In the last days some discussions about the affinity between Fineo and ParSets have been arised. Here are just a few notes about why they look similar but they are conceptually very different.

The main difference between Fineo and ParSets is the way they manage the relations between data dimensions, from one axis to the other. Fineo works by comparing two dimensions at the time without caring about other dimensions (the previous and the next ones). The other way around (the ParSets’s one) more information is shown at the expense of readability. But this is the same old trade-off.

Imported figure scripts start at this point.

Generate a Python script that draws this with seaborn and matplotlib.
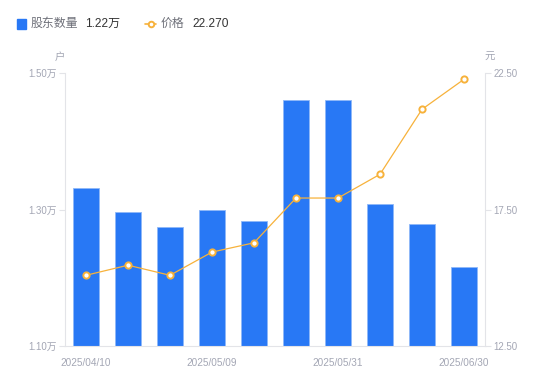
import numpy as np
import matplotlib
matplotlib.use("Agg")
import matplotlib.pyplot as plt
from matplotlib.lines import Line2D
from matplotlib.patches import Rectangle
import seaborn as sns

# data
dates = ["2025/04/10", "2025/04/18", "2025/04/30", "2025/05/09", "2025/05/20",
         "2025/05/26", "2025/05/31", "2025/06/10", "2025/06/20", "2025/06/30"]
holders = [1.332, 1.296, 1.274, 1.299, 1.283, 1.460, 1.460, 1.308, 1.279, 1.216]  # 万户
price = [15.09, 15.46, 15.09, 15.94, 16.28, 17.92, 17.92, 18.79, 21.17, 22.27]     # 元
shown_dates = ["2025/04/10", "2025/05/09", "2025/05/31", "2025/06/30"]

bar_color = "#2878f5"
line_color = "#f7b23b"
tick_color = "#a3a6b4"
axis_color = "#e3e4e8"

sns.set_theme(style="white")
plt.rcParams["font.family"] = ["Liberation Sans", "Noto Sans CJK SC", "DejaVu Sans"]

fig = plt.figure(figsize=(5.5, 3.81), dpi=100)
ax = fig.add_axes([65 / 550, 1 - 346 / 381, 420 / 550, 273 / 381])

sns.barplot(x=dates, y=holders, color=bar_color, width=0.6, ax=ax,
            edgecolor="#8fb8f8", linewidth=0.6, saturation=1)
ax.set_ylim(1.10, 1.50)
ax.set_xlim(-0.5, len(dates) - 0.5)
ax.set_yticks([1.10, 1.30, 1.50])
ax.set_yticklabels([f"{v:.2f}万" for v in [1.10, 1.30, 1.50]])
ax.set_xticks([dates.index(d) for d in shown_dates])
ax.set_xticklabels(shown_dates)
ax.set_xlabel("")
ax.set_ylabel("")

ax2 = ax.twinx()
xpos = np.arange(len(dates))
sns.lineplot(x=xpos, y=price, ax=ax2, color=line_color, linewidth=0.9,
             marker="o", markersize=4.5, markerfacecolor="white",
             markeredgecolor=line_color, markeredgewidth=1.4)
ax2.set_ylim(12.5, 22.5)
ax2.set_yticks([12.5, 17.5, 22.5])
ax2.set_yticklabels(["12.50", "17.50", "22.50"])
ax2.set_ylabel("")

for a in (ax, ax2):
    for s in a.spines.values():
        s.set_visible(False)
    a.grid(False)

ax.spines["left"].set_visible(True)
ax.spines["bottom"].set_visible(True)
ax2.spines["right"].set_visible(True)
for s in (ax.spines["left"], ax.spines["bottom"], ax2.spines["right"]):
    s.set_color(axis_color)
    s.set_linewidth(0.8)

ax.tick_params(axis="y", left=True, length=4, width=0.8, color=axis_color,
               labelsize=7, labelcolor=tick_color, pad=2)
ax.tick_params(axis="x", bottom=False, labelsize=7.2, labelcolor=tick_color, pad=3)
ax2.tick_params(axis="y", right=True, length=4, width=0.8, color=axis_color,
                labelsize=7, labelcolor=tick_color, pad=2)

fig.text(60 / 550, 1 - 57 / 381, "户", fontsize=7.5, color=tick_color, ha="center", va="center")
fig.text(490 / 550, 1 - 57 / 381, "元", fontsize=7.5, color=tick_color, ha="center", va="center")

# legend
ly = 1 - 24 / 381
fig.patches.append(Rectangle((17 / 550, 1 - 29 / 381), 9 / 550, 10 / 381,
                             transform=fig.transFigure, color=bar_color, zorder=5))
fig.text(31 / 550, ly, "股东数量", fontsize=8.6, color="#6e7079", va="center")
fig.text(85 / 550, ly, "1.22万", fontsize=8.6, color="#333333", va="center")
fig.add_artist(Line2D([145 / 550, 156 / 550], [ly, ly], transform=fig.transFigure,
                      color=line_color, linewidth=1.2))
fig.add_artist(Line2D([150.5 / 550], [ly], transform=fig.transFigure, marker="o",
                      markersize=4, markerfacecolor="white", markeredgecolor=line_color,
                      markeredgewidth=1.4))
fig.text(161 / 550, ly, "价格", fontsize=8.6, color="#6e7079", va="center")
fig.text(192 / 550, ly, "22.270", fontsize=8.6, color="#333333", va="center")

fig.savefig("out.png", dpi=100)
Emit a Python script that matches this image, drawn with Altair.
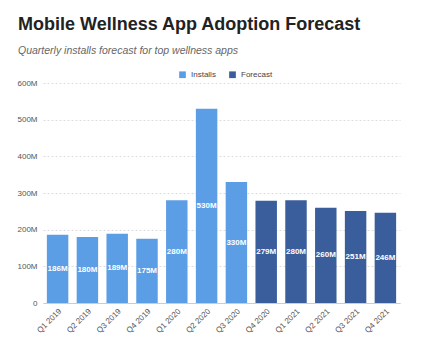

Here is an example with a simple data-set with 5 dimensions (here you can find the csv):



ParSets works by continuously profiling data, starting from a leading dimension (the first one).

ParSets Ramification:

Fineo’s flows work much more like rivers – once they flow into each other, you can’t distinguish them. This feature is useful when users are more interested in relating different data dimensions next to each other, than centering the visualization around a leading dimension.
The ParSets techniques visualize a specific tree structure. Differently, Fineo has a network-like underlying structure, the diagrams are constructed on a node-edge model: individual categories are nodes, grouped under the dimension they belong to. The number of nodes belonging to the same couple of connected categories provides the weight of the flow. Dimensions, nodes and edges are respectively visualized as axes, rectangles and connecting flows.

Let’s take a closer look. By filtering the first dimension on a single category, it’s easy to perceive this conceptual difference.

Fineo Filtering:

ParSets Filtering:

In the next image we highlighted the number of in/out ribbons in ParSets (4/6) and the in/out flows in Fineo (4/3) – dimension F/category 1.

Model comparison:

These are the reasons why ParSets is stemming from Parallel Coordinates and Fineo is inspired by Sankey diagrams.
Furthermore, when the dimensions possess a temporal connotation (periods of time like months or years), Fineo comes really useful and easy to read: using the flow metaphor taken from Sankey diagrams, Fineo is able to represent a system with changing states over time.

As a last note both of the visualizations are weighted bipartite graphs, which exists long before any interactive software development.
On our part, Fineo was developed to automatize the design of visualizations like the ones featured in the DRM and CPF projects. The projects are dated back to 2008 (which, incidentally, is before Parsets was released to the public) and no available program existed able to answer our needs. So we made our own, which subsequently developed in an interactive analytical tool.

With this being said, nothing comes from scratch, as Dr. Sagan said.